▶ **Task to carry out**
Only the lines from the start of the data to the line containing "import plotly.graph_objects as go", both included, should be output, exactly and without pictures.

▶ **Provided material**
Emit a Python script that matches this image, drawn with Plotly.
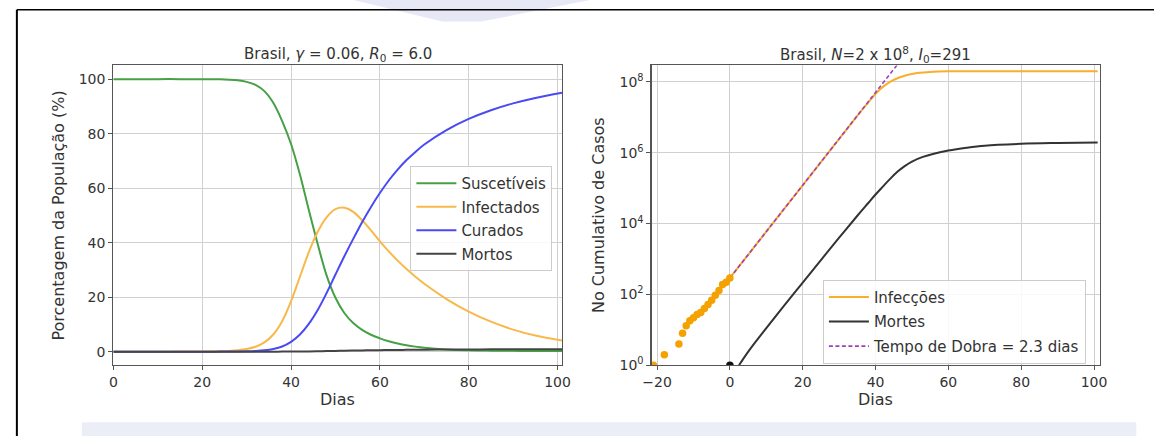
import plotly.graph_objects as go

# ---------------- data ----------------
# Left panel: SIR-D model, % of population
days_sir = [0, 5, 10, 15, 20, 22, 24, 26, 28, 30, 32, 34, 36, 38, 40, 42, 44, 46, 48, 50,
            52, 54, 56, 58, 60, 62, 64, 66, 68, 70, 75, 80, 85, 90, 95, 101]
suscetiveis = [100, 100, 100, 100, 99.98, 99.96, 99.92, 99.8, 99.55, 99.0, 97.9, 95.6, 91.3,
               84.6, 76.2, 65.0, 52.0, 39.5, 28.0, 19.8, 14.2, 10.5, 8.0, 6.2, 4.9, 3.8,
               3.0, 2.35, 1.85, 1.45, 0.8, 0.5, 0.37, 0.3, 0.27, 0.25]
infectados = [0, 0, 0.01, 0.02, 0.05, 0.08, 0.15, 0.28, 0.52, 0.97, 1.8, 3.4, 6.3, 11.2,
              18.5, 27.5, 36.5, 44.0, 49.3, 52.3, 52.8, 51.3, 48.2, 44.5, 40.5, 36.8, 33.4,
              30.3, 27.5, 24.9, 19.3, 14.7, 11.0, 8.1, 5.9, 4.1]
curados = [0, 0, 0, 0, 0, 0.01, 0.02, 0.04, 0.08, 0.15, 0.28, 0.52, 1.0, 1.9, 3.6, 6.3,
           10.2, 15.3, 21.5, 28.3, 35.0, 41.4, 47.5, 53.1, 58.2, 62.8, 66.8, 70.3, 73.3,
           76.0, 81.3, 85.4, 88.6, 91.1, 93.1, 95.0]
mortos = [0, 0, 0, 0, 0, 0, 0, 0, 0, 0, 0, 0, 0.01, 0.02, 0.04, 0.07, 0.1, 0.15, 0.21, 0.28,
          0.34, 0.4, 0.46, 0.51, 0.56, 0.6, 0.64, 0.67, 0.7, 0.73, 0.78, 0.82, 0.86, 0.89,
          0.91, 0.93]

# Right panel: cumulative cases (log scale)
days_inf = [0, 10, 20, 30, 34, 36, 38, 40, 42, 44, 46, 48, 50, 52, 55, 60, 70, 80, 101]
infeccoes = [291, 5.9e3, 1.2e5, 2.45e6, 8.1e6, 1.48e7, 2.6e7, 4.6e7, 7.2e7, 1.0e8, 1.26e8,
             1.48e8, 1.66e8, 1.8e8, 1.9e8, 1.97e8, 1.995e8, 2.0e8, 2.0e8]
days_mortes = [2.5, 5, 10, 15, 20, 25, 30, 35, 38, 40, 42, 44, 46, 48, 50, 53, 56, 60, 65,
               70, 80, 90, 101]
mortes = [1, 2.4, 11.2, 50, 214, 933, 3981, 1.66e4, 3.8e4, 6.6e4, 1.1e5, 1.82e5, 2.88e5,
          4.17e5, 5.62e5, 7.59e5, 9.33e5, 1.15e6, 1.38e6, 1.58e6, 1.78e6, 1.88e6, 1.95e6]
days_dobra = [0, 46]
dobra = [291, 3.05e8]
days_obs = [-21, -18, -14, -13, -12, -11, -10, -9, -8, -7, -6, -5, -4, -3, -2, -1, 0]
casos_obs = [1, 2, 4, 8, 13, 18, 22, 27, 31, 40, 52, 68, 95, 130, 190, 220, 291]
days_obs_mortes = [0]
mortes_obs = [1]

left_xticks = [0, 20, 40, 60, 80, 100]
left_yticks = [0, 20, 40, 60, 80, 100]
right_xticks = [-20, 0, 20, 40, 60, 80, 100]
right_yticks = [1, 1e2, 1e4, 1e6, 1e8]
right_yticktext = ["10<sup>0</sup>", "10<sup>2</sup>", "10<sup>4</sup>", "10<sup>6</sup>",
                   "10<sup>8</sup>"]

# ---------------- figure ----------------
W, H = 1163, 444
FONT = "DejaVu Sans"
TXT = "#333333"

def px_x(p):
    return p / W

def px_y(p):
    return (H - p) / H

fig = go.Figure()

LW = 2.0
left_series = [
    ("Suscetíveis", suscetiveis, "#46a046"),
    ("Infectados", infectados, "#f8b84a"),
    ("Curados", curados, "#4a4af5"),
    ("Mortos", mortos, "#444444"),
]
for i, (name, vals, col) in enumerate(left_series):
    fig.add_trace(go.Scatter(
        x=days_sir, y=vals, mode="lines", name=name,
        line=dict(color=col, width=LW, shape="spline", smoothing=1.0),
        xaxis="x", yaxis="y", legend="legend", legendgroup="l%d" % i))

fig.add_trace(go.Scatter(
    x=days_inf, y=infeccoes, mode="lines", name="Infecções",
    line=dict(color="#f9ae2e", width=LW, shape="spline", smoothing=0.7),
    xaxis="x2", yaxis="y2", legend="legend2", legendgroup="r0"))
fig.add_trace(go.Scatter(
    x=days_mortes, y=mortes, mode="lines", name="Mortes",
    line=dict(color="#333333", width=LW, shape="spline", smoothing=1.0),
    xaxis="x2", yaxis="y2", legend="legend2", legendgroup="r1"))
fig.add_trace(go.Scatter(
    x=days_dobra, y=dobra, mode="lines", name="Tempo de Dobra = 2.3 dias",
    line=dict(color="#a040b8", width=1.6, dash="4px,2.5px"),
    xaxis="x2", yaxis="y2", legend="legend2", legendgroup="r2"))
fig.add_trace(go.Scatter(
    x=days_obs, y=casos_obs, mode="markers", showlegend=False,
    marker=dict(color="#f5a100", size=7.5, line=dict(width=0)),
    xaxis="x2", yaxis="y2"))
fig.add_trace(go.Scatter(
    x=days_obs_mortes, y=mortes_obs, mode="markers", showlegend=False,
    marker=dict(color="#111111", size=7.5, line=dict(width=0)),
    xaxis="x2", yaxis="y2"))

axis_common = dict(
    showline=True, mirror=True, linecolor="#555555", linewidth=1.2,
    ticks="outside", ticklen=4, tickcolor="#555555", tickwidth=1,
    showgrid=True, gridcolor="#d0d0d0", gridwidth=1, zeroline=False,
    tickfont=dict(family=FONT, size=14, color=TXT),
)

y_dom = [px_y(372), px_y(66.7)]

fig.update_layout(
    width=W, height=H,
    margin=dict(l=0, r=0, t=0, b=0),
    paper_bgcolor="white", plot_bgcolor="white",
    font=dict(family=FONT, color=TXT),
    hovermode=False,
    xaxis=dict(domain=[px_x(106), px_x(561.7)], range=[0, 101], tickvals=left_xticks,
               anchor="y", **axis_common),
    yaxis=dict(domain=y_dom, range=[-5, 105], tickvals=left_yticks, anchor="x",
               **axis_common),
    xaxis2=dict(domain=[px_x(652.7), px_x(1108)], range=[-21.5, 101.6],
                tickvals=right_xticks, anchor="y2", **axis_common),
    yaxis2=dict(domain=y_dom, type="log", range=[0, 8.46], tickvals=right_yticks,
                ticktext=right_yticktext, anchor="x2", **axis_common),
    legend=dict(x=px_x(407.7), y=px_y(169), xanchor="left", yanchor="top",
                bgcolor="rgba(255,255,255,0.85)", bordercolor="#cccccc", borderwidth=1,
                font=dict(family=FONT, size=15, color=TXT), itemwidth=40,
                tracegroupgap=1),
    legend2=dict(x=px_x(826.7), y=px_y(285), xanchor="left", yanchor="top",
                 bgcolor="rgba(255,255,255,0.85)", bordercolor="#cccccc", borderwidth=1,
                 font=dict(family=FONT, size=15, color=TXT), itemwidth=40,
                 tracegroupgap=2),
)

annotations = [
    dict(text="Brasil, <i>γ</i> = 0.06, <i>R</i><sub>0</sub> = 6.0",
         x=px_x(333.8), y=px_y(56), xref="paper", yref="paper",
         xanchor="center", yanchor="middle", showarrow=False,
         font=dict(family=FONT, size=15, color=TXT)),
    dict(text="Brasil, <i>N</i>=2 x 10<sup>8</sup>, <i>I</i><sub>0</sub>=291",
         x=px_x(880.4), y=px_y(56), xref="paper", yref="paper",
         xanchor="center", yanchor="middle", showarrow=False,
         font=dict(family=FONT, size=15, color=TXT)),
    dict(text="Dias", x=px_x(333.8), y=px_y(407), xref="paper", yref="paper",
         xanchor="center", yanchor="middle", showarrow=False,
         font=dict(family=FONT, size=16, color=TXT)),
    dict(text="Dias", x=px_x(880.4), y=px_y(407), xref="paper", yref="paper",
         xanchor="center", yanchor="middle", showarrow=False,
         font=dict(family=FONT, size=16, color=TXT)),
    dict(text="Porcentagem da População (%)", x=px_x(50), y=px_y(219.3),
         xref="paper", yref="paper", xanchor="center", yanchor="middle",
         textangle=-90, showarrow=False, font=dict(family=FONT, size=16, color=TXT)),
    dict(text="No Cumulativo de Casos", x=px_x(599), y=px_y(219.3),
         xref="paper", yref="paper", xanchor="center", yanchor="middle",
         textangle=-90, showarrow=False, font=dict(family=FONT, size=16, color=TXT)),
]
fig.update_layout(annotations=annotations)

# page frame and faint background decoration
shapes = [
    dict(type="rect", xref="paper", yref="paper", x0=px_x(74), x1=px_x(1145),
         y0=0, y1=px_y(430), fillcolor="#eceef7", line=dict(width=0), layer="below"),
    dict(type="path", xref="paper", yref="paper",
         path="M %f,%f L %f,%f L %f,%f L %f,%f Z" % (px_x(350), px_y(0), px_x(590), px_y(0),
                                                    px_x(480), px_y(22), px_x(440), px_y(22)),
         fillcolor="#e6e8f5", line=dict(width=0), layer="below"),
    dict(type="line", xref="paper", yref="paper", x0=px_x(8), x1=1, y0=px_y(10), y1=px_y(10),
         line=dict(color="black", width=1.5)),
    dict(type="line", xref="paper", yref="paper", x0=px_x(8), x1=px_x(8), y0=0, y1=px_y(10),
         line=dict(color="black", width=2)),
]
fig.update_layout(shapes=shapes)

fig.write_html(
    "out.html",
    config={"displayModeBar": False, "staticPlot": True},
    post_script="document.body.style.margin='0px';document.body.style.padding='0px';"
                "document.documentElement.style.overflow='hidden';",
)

▶ **Response to this exercise**
Emit a Python script that matches this image, drawn with Plotly.
import plotly.graph_objects as go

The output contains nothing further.